In the end neither his vigilance nor his security measures, nor his dreams, were sufficient. On a bright Christmas Day, at 7.30am,somewhere between 600 and 1,000 Zulu warriors, men and women, armed with guns, knives, spears, and two-way radios, gathered on the hills above Shobashobane with murderous intent.

The massacre started shortly after 8am. One of the first victims was Mr Nyawusa himself. He became the 15th member of his family to die in the conflict. According to police, the soft-spoken ANC leader was disem- bowelled by bush knives. It was a horrible, slow death.

Survivors of the attack described a well-planned raid conducted with military precision. The group was divided into at least two impis, a military formation going back to King Shaka, founder of the Zulu nation. Women accompanied their men, ululating and singing. While the men killed, the women looted and set fire to the homes.

By the time the carnage was over, four hours later, at least 19 were dead and 22 wounded, and 87 houses gutted.

It was the third massacre in less than two weeks and came at a time when human rights groups had said that ANC-Inkatha violence was declining. The sudden brutality of the Christmas Day massacre has sent everyone scrambling to explain what is happening in Natal and how to stop it. Fourteen more died in political violence on Friday, bringing the death toll to 189 in seven days.

Some political analysts blame tradition. They said tribal chiefs often waited to settle old scores during the festive season, when Zulu men returned home from jobs in the industrial areas for the holidays. But there are more worrying explanations than a seasonal settling of scores. Many ANC officials and human rights monitors see the hand of a third force alliance of Inkatha extremists and right-wing members of the security forces.

Driving the killing, they say, is Inkatha's desire to use violence to bolster demands for regional autonomy from the ANC-dominated central government, and to reinforce its political position before local elections in March. White right-wing diehards want to see the province destabilised for their own political ends.

"There is an old boy network still engaged in destabilisation," said Mary de Haas, an anthropologist at Natal University and a dedicated monitor of the troubles in the province. "It is driven by a right-wing ideology that likes [Inkatha leader Mangosuthu] Buthelezi because it sees him as its creation. It believes that if you can control KwaZulu-Natal, with its ports and harbours, then you control South Africa."

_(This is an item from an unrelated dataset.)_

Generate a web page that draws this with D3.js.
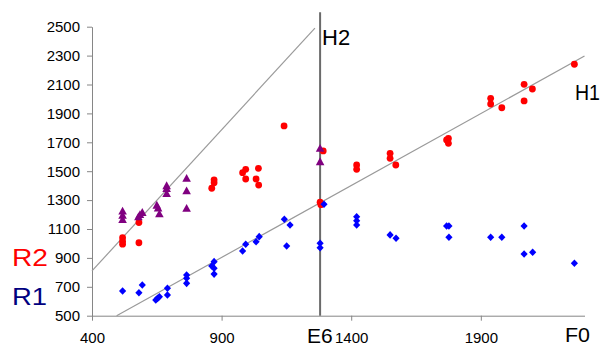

During apartheid, South Africa's white minority government created an apparatus to encourage Inkatha-ANC violence to keep its black enemies at each others' throats. Now, according to Ms de Haas, the war in KwaZulu- Natal has been privatised by those formerly involved. She believes they are doing so with support from like-minded people still in the police force.

There is strong circumstantial evidence to support her claims. Ms de Haas said that on the Friday before the massacre, she and several ANC officials had pleaded with the commander of the police station in nearby Izingolweni for police reinforcements for Shobashobane because of rumours that trouble was brewing. The police response was to raid ANC houses and confiscate weapons, a move which left Shobashobane defenceless.

However, although there is little doubt Shobashobane's attackers took advantage of the situation, Ms de Haas acknowledges it is difficult to prove the two events were related as part of a plan.

Many survivors of Monday's massacre suspect police involvement because, they claim, it took hours before police responded. South Africa's national police commissioner, George Fivaz, recommended that the government form an independent investigative panel.

But even with all the bloody weight of history, many people find it difficult to comprehend why neighbours continue to kill each other. Before his death Kipha Simon Nyawusa told a television crew: "Actually I don't know what's a good reason for why these people come to attack us. But they always attack us."